African Agriculture Is Ready for a Digital Revolution

7 April 2021
Content from a Premium Partner
African Development Bank (Abidjan)
opinion

Akinwumi Adesina is president of the African Development Bank. Patrick Verkooijen is CEO of the Global Center on Adaptation.

After a dark 2020, a new year has brought new hope. In Africa, where up to 40 million more people were driven into extreme poverty and the continent experienced its first recession in 25 years, a brighter future beckons as the economy is forecast to return to growth this year.

Africa now has an opportunity to reset its economic compass. To build back not just better, but greener. Particularly as the next crisis--climate change--is already upon us.

Africa's food systems must be made more resilient to future shocks such as floods, droughts, and disease. Urgent and sustainable increases in food production are needed to reduce reliance on food imports and reduce poverty, and this is where digital services come into play.

With mobile phone ownership in Sub-Saharan Africa alone expected to reach half a billion this year, digital services offered via text messaging can reach even the most remote village. And at least one-fifth of these phones also have smart features, meaning they can connect to the internet.

We can already see how digital services drive prosperity locally and nationally. In Uganda, SMS services that promote market price awareness have lifted the price farmers receive for bananas by 36 percent, beans by 16.5 percent, maize by 17 percent, and coffee by 19 percent. In Ghana, services that cut out the middleman have lifted the price for maize by 10 percent and groundnuts by 7 percent.

But digital services don't just raise farmgate prices, they are the gateway to farm loans, crop insurance, and greater economic security, which in turn enables farmers to increase their resilience to climate change--by experimenting with new, drought-resistant crops, for example, or innovative farming methods.

Text messages with weather reports help farmers make better decisions about when and what to plant, and when to harvest.
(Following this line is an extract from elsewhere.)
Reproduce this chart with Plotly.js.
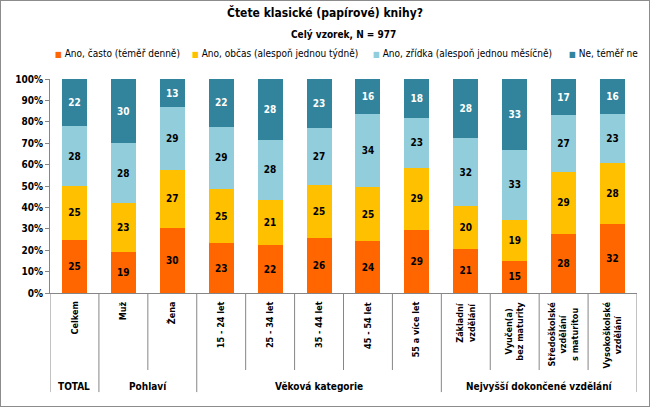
<!DOCTYPE html>
<html>
<head>
<meta charset="utf-8">
<script src="https://cdn.plot.ly/plotly-3.0.1.min.js"></script>
<style>
html,body{margin:0;padding:0;background:#fff;}
#chart{width:650px;height:407px;box-sizing:border-box;border:1px solid #8c8c8c;}
</style>
</head>
<body>
<div id="chart"></div>
<script>
const categories = ["Celkem","Muž","Žena","15 - 24 let","25 - 34 let","35 - 44 let","45 - 54 let","55 a více let","Základní<br>vzdělání","Vyučen(a)<br>bez maturity","Středoškolské<br>vzdělání<br>s maturitou","Vysokoškolské<br>vzdělání"];
const groups = ["TOTAL","Pohlaví","Věková kategorie","Nejvyšší dokončené vzdělání"];
const groupSizes = [1,2,5,4];
const seriesNames = ["Ano, často (téměř denně)","Ano, občas (alespoň jednou týdně)","Ano, zřídka (alespoň jednou měsíčně)","Ne, téměř ne"];
const casto  = [25,19,30,23,22,26,24,29,21,15,28,32];
const obcas  = [25,23,27,25,21,25,25,29,20,19,29,28];
const zridka = [28,28,29,29,28,27,34,23,32,33,27,23];
const ne     = [22,30,13,22,28,23,16,18,28,33,17,16];
const seriesValues = [casto, obcas, zridka, ne];
const colors = ["#FF6600","#FFC000","#92CDDC","#31849B"];
const textColors = ["#000","#000","#000","#fff"];
const FONT = "'DejaVu Sans Condensed', 'DejaVu Sans', sans-serif";

const traces = seriesValues.map((vals, i) => ({
  type: "bar",
  name: seriesNames[i],
  x: categories,
  y: vals,
  text: vals.map(String),
  textposition: "inside",
  insidetextanchor: "middle",
  textangle: 0,
  constraintext: "none",
  textfont: {family: FONT, size: 10, color: textColors[i], weight: "bold"},
  marker: {color: colors[i], line: {width: 0}},
  showlegend: false,
  hoverinfo: "skip"
}));

const annotations = [];
// subtitle
annotations.push({text: "<b>Celý vzorek, N = 977</b>", xref: "paper", yref: "paper", x: 0.5, y: 1.21, showarrow: false, font: {family: FONT, size: 10, color: "#000"}, xanchor: "center", yanchor: "middle"});
// legend
const legendX = [0.005, 0.238, 0.547, 0.881];
seriesNames.forEach((n, i) => {
  annotations.push({text: `<span style="color:${colors[i]};font-size:8px">■</span> ${n}`, xref: "paper", yref: "paper", x: legendX[i], y: 1.121, xanchor: "left", yanchor: "middle", showarrow: false, font: {family: FONT, size: 10, color: "#000"}});
});
// category labels
categories.forEach((c, i) => {
  annotations.push({text: `<b>${c}</b>`, xref: "x", yref: "paper", x: i, y: -0.03, textangle: -90, xanchor: "center", yanchor: "top", align: "center", showarrow: false, font: {family: FONT, size: 9, color: "#000"}});
});
// group labels & separators
const shapes = [];
let start = 0;
groups.forEach((g, gi) => {
  const end = start + groupSizes[gi];
  annotations.push({text: `<b>${g}</b>`, xref: "x", yref: "paper", x: (start + end - 1) / 2, y: -0.435, xanchor: "center", yanchor: "middle", showarrow: false, font: {family: FONT, size: 10, color: "#000"}});
  shapes.push({type: "line", xref: "x", yref: "paper", x0: start - 0.5, x1: start - 0.5, y0: 0, y1: -0.463, line: {color: "#868686", width: 1}});
  for (let k = start + 1; k < end; k++) {
    shapes.push({type: "line", xref: "x", yref: "paper", x0: k - 0.5, x1: k - 0.5, y0: 0, y1: -0.36, line: {color: "#868686", width: 1}});
  }
  start = end;
});
shapes.push({type: "line", xref: "x", yref: "paper", x0: start - 0.5, x1: start - 0.5, y0: 0, y1: -0.463, line: {color: "#868686", width: 1}});

const layout = {
  width: 648, height: 405,
  margin: {l: 49, r: 12, t: 78, b: 113},
  paper_bgcolor: "#fff", plot_bgcolor: "#fff",
  barmode: "stack", barnorm: "percent", bargap: 0.49,
  title: {text: "<b>Čtete klasické (papírové) knihy?</b>", x: 0.5, xanchor: "center", y: 0.97, yref: "container", yanchor: "middle", font: {family: FONT, size: 12, color: "#000"}},
  font: {family: FONT},
  xaxis: {type: "category", showticklabels: false, showline: true, linecolor: "#868686", linewidth: 1, ticks: "", showgrid: false, zeroline: false, range: [-0.5, 11.5], fixedrange: true},
  yaxis: {range: [0, 100], dtick: 10, ticksuffix: "%", ticks: "outside", ticklen: 4, tickcolor: "#868686", showline: true, linecolor: "#868686", linewidth: 1, showgrid: false, zeroline: false, tickfont: {family: FONT, size: 10, color: "#000", weight: "bold"}, fixedrange: true},
  annotations: annotations,
  shapes: shapes,
  showlegend: false
};

Plotly.newPlot("chart", traces, layout, {displayModeBar: false, staticPlot: true});
</script>
</body>
</html>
In Niger, a phone-based education program has improved crop diversity, with more farmers likely to grow the cash crop okra, while an advisory service in Ethiopia helped increase wheat production from one ton to three tons per hectare.

The data footprints phone users create can also be analyzed to help assess risk when it comes to offering loans, making credit cheaper and more accessible.

Phones and digital services also speed up the spread of information through social networks, helping farmers learn about new drought-resistant crops or services that can increase productivity. Free-to-use mobile phone-based app WeFarm, for example, has already helped more than 2.4 million farmers find certified suppliers of quality seeds at fair prices. They can also connect farmers to internet-based services.

Examples of digital innovation abound, sometimes across borders. In Ghana, Kenya, and Nigeria, equipment-sharing platform Hello Tractor is helping farmers rent machinery by the day or even hour, while in Ethiopia, AfriScout, run by the non-government organization Project Concern International with the World Food Programme and the Ministry for Agriculture, provides satellite images of water supplies and crops every 10 days so problems can be spotted quickly to aid remedial action.

Transforming food systems digitally has demonstrably excellent results: the African Development Bank, which has allocated over half of its climate financing to adaptation since 2019, has already helped 19 million farmers in 27 countries to lift yields by an average 60 percent through applying digital technology, for example.

This is why the Global Center on Adaptation and the African Development Bank have launched the Africa Adaptation Acceleration Program (AAAP) to mobilize $25 billion to scale up and accelerate innovative climate-change adaptation across Africa.

Once developed, the digital nature of these services often makes such projects easy to replicate elsewhere and scale, even across large rural areas with little existing infrastructure.

Further, adaptation projects are proven to be highly cost-effective, often delivering value many times the original investment and so helping African economies grow faster and create many more much-needed jobs.

This makes it imperative that the global resolve to rebuild economies in the wake of Covid-19 is harnessed in the most effective way. We must not simply replicate the mistakes of the past. We must build back stronger, with a more resilient and climate-smart focus.

Funding and promoting disruptive business models in which digital technologies are embedded to increase productivity without using more land or more water will create a triple win: increased production, a more resilient climate and more empowered farmers.

We have the means and the technical capability to put Africa well on the way to achieving food self-sufficiency and greater climate resilience. In doing so, we can help millions move out of food poverty. We must not squander this opportunity to create truly historic and lasting change.